In Liddell VIII, we further emphasized that "these requirements apply to both the specialized and the general curriculum of the magnet schools." 758 F.2d at 299. This language seems clear, but we again state that beginning in the 1986-87 school year, the pupil/teacher ratios in the general curriculum in the magnet schools are to be the same as those in the nonintegrated schools at the comparable grade level.
In light of this history, it would appear that the State has an obligation to fund one-half of the total capital and operating costs of the intra-district magnets and that their responsibility extends beyond paying one-half of the specialized components of the intra-district magnets. However, the State asserts, and the City Board does not specifically dispute the assertion, that the district court has consistently construed our decision to limit the State's obligation with respect to intra-district magnets to those costs associated with establishing, maintaining, and operating only the specialized components of the intra-district magnets.

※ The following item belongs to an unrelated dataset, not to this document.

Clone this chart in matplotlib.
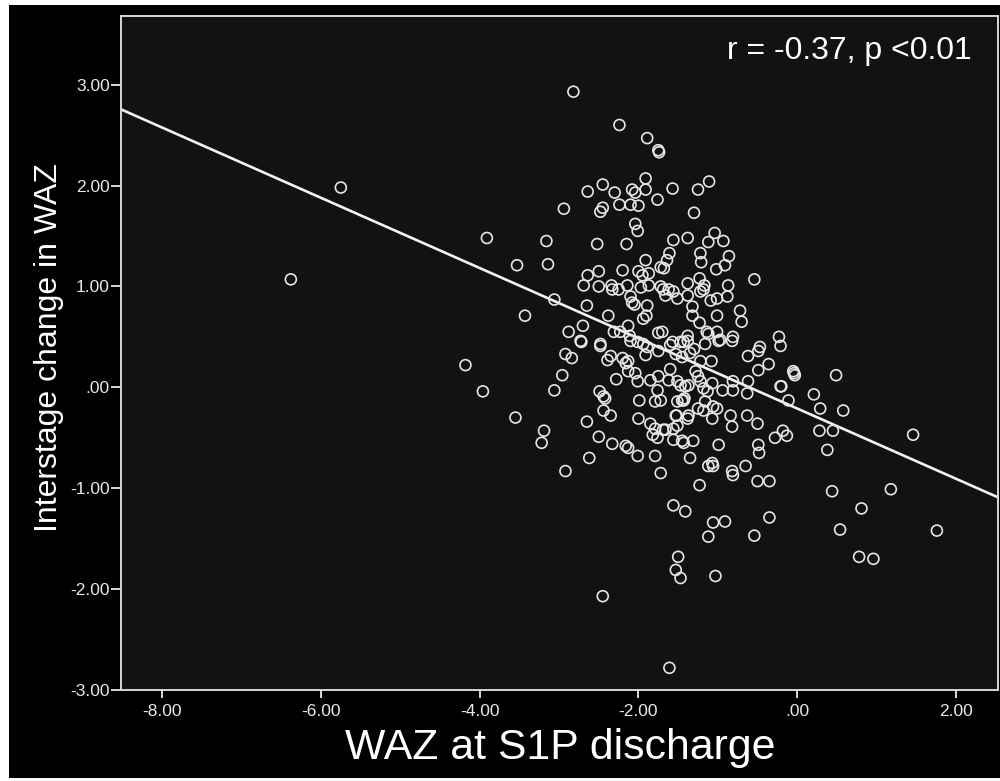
import numpy as np
import matplotlib.pyplot as plt
from matplotlib.patches import Rectangle

plt.rcParams['font.family'] = ['Liberation Sans', 'DejaVu Sans']

# WAZ at S1P discharge (x) and interstage change in WAZ (y)
waz = [
    -6.38, -5.75, -4.18, -3.96, -3.91, -3.53, -3.55, -3.43, -3.19, -3.22, -3.16,
    -3.14, -3.06, -3.06, -2.82, -2.94, -2.96, -2.92, -2.84, -2.92, -2.45, -1.61,
    -2.24, -1.89, -1.75, -1.74, -1.91, -2.45, -2.64, -2.30, -2.08, -2.04, -1.91,
    -1.57, -1.25, -1.11, -1.76, -2.45, -2.48, -2.24, -2.10, -2.00, -1.30, -2.04,
    -2.01, -2.52, -2.15, -1.56, -1.38, -1.04, -1.12, -0.93, -2.64, -2.50, -2.20,
    -1.91, -1.61, -1.64, -1.72, -1.68, -2.00, -1.87, -1.22, -1.21, -0.86, -0.91,
    -1.02, -2.69, -1.95, -2.50, -2.34, -2.33, -2.25, -2.14, -1.97, -1.87, -1.72,
    -1.69, -1.56, -1.38, -1.23, -1.17, -1.18, -1.22, -0.87, -0.54, -2.10, -2.08,
    -2.05, -1.89, -1.66, -1.62, -1.51, -1.38, -1.32, -1.09, -1.01, -0.88, -2.65,
    -2.38, -2.70, -2.88, -2.73, -2.48, -2.13, -1.94, -1.90, -1.75, -1.70, -1.32,
    -1.23, -1.14, -1.12, -1.01, -1.01, -0.97, -0.81, -0.72, -0.70, -1.38, -1.38,
    -1.47, -0.23, -0.21, -0.47, -2.11, -2.31, -2.23,
    -2.72, -2.48, -2.10, -2.01, -1.94, -1.89, -2.35, -2.39, -2.20, -2.16, -2.13,
    -1.57, -1.43, -1.16, -0.99, -0.82, -1.91, -1.75, -1.35, -1.08, -1.22, -0.62,
    -0.49, -0.36, -0.49, -0.05, -0.03, -2.28, -2.13, -2.04, -2.01, -1.85, -1.75,
    -1.76, -1.60, -1.62, -1.51, -1.47, -1.41, -1.37, -1.28, -1.25, -1.22, -1.18,
    -1.13, -1.07, -0.94, -0.81, -0.81, -0.63, -0.62, -0.21, -0.11, -2.49, -2.44,
    -2.42, -1.99, -1.79, -1.72, -1.51, -1.45, -1.42, -1.25, -1.18, -1.06, -1.01,
    -1.07, -2.44, -2.35, -2.65, -2.00, -1.85, -1.79, -1.53, -1.51, -1.56, -1.38,
    -1.37, -0.84, -0.82, -0.63, -0.50, -1.66, -1.82, -1.76, -1.56, -1.45, -1.43,
    -1.31, -2.50, -2.33, -2.16, -2.13, -2.01, -2.62, -1.79, -1.72, -1.35, -0.99,
    -1.07, -1.12, -1.06, -0.82, -0.81, -0.65, -0.49, -0.48, -0.28, -0.18, -0.13,
    -0.50, -0.35, -1.23, -1.56, -1.41, -0.35,
    0.49, -0.04, -0.20, 0.21, 0.29, 0.58, 0.28, 0.45, 0.38, 1.46, 0.44,
    1.18, 0.81, 0.54, 1.76, 0.78, 0.96, -0.54, -1.06, -0.91, -1.12, -1.50,
    -1.53, -1.47, -1.03, -1.60, -1.30, -1.53, -1.45, -1.43, -1.16, -1.52, -1.69,
]
change = [
    1.07, 1.98, 0.22, -0.04, 1.48, 1.21, -0.30, 0.71, -0.43, -0.55, 1.45,
    1.22, 0.87, -0.03, 2.93, 1.77, 0.12, 0.33, 0.29, -0.83, -2.07, -2.78,
    2.60, 2.47, 2.35, 2.33, 2.07, 2.01, 1.94, 1.93, 1.96, 1.93, 1.96,
    1.97, 1.96, 2.04, 1.86, 1.78, 1.74, 1.81, 1.81, 1.80, 1.73, 1.62,
    1.55, 1.42, 1.42, 1.46, 1.48, 1.53, 1.44, 1.45, 1.11, 1.15, 1.16,
    1.26, 1.33, 1.26, 1.19, 1.18, 1.15, 1.13, 1.33, 1.24, 1.30, 1.21,
    1.17, 1.01, 1.11, 1.00, 1.01, 0.97, 0.97, 1.01, 0.99, 1.01, 1.00,
    0.97, 0.95, 1.03, 1.08, 1.01, 0.97, 0.95, 1.01, 1.07, 0.90, 0.84,
    0.82, 0.81, 0.91, 0.97, 0.88, 0.91, 0.80, 0.86, 0.88, 0.90, 0.81,
    0.71, 0.61, 0.55, 0.46, 0.43, 0.61, 0.68, 0.71, 0.54, 0.55, 0.71,
    0.64, 0.55, 0.53, 0.71, 0.55, 0.47, 0.50, 0.76, 0.65, 0.51, 0.46,
    0.45, 0.50, 0.41, 0.40, 0.51, 0.55, 0.55,
    0.45, 0.41, 0.46, 0.45, 0.43, 0.40, 0.31, 0.27, 0.29, 0.24, 0.26,
    0.45, 0.45, 0.43, 0.46, 0.46, 0.32, 0.36, 0.34, 0.26, 0.26, 0.31,
    0.36, 0.23, 0.17, 0.16, 0.12, 0.08, 0.16, 0.14, 0.06, 0.07, 0.11,
    -0.03, 0.18, 0.07, 0.06, 0.02, 0.01, 0.02, 0.16, 0.11, 0.06, -0.01,
    -0.04, 0.04, -0.03, 0.06, -0.03, -0.06, 0.06, 0.01, -0.13, -0.04, -0.09,
    -0.11, -0.13, -0.14, -0.13, -0.14, -0.13, -0.11, -0.21, -0.23, -0.19, -0.21,
    -0.31, -0.23, -0.28, -0.34, -0.31, -0.36, -0.41, -0.28, -0.38, -0.41, -0.31,
    -0.28, -0.28, -0.39, -0.28, -0.36, -0.42, -0.47, -0.50, -0.52, -0.53, -0.55,
    -0.53, -0.49, -0.56, -0.58, -0.60, -0.68, -0.70, -0.68, -0.85, -0.70, -0.57,
    -0.75, -0.78, -0.78, -0.83, -0.87, -0.78, -0.57, -0.65, -0.50, -0.43, -0.48,
    -0.93, -0.93, -0.97, -1.17, -1.23, -1.29,
    0.12, 0.14, 0.01, -0.07, -0.21, -0.23, -0.43, -0.43, -0.62, -0.47, -1.03,
    -1.01, -1.20, -1.41, -1.42, -1.68, -1.70, -1.47, -1.34, -1.33, -1.48, -1.68,
    -1.81, -1.89, -1.87, 0.42, 0.38, 0.33, 0.30, -0.13, -0.14, -0.28, -0.42,
]

# fit line and stats printed on the chart
fit_intercept = -0.21
fit_slope = -0.348
stat_text = 'r = -0.37, p <0.01'

x_ticks = [-8, -6, -4, -2, 0, 2]
y_ticks = [-3, -2, -1, 0, 1, 2, 3]


def spss_fmt(v):
    s = '{:.2f}'.format(v)
    return s.replace('0.00', '.00') if v == 0 else s


fig = plt.figure(figsize=(10, 7.81), dpi=100, facecolor='white')
# black panel behind everything, leaving the thin white margin of the original
fig.add_artist(Rectangle((0.009, 0.004), 0.991, 0.99, transform=fig.transFigure,
                         facecolor='black', edgecolor='none', zorder=-10))

ax = fig.add_axes([0.121, 0.1165, 0.877, 0.863])
ax.set_facecolor('#121212')

ax.scatter(waz, change, s=62, facecolors='none', edgecolors='#e6e6e6', linewidths=1.2, zorder=3)

xlim = (-8.52, 2.53)
xs = np.array(xlim)
ax.plot(xs, fit_intercept + fit_slope * xs, color='#f2f2f2', lw=1.9, zorder=2)

ax.set_xlim(*xlim)
ax.set_ylim(-3.0, 3.68)
ax.set_xticks(x_ticks)
ax.set_xticklabels([spss_fmt(v) for v in x_ticks])
ax.set_yticks(y_ticks)
ax.set_yticklabels([spss_fmt(v) for v in y_ticks])

for sp in ax.spines.values():
    sp.set_color('#d8d8d8')
    sp.set_linewidth(1.4)
ax.tick_params(axis='both', colors='#d8d8d8', labelcolor='#e8e8e8', width=1.4, labelsize=12.5)
ax.tick_params(axis='y', length=7, pad=1)
ax.tick_params(axis='x', length=6, pad=4)

fig.text(0.56, 0.042, 'WAZ at S1P discharge', color='white', fontsize=30.8,
         ha='center', va='center')
fig.text(0.049, 0.555, 'Interstage change in WAZ', color='white', fontsize=23,
         ha='center', va='center', rotation=90)
ax.text(0.970, 0.948, stat_text, transform=ax.transAxes, color='white', fontsize=23,
        ha='right', va='center')

plt.savefig('out.png', dpi=100, facecolor=fig.get_facecolor())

In light of the above circumstances, we believe that the district court should be permitted to reconsider the financing of intra-district magnets. On remand therefore, it shall reexamine the question of the State's responsibility with respect to financing the intra-district magnets in light of this Court's opinions, the construction that it has historically given to these opinions, and current circumstances. It shall then precisely determine the extent to which the State should share in the total capital and operating costs of the intra-district magnets. The important thing is, as we pointed out in our opinion, id. at 283-84, that the intra-district magnets have "individualized teaching, a low pupil-teacher ratio, specialized programs tailored to students' interests, enriched resources and active recruitment," and that the resources to accomplish these goals be made available.
Each party to this appeal shall bear its own costs.
ORDER
The State of Missouri, et al, appellants' petition for rehearing en banc has been considered by the Court and is denied.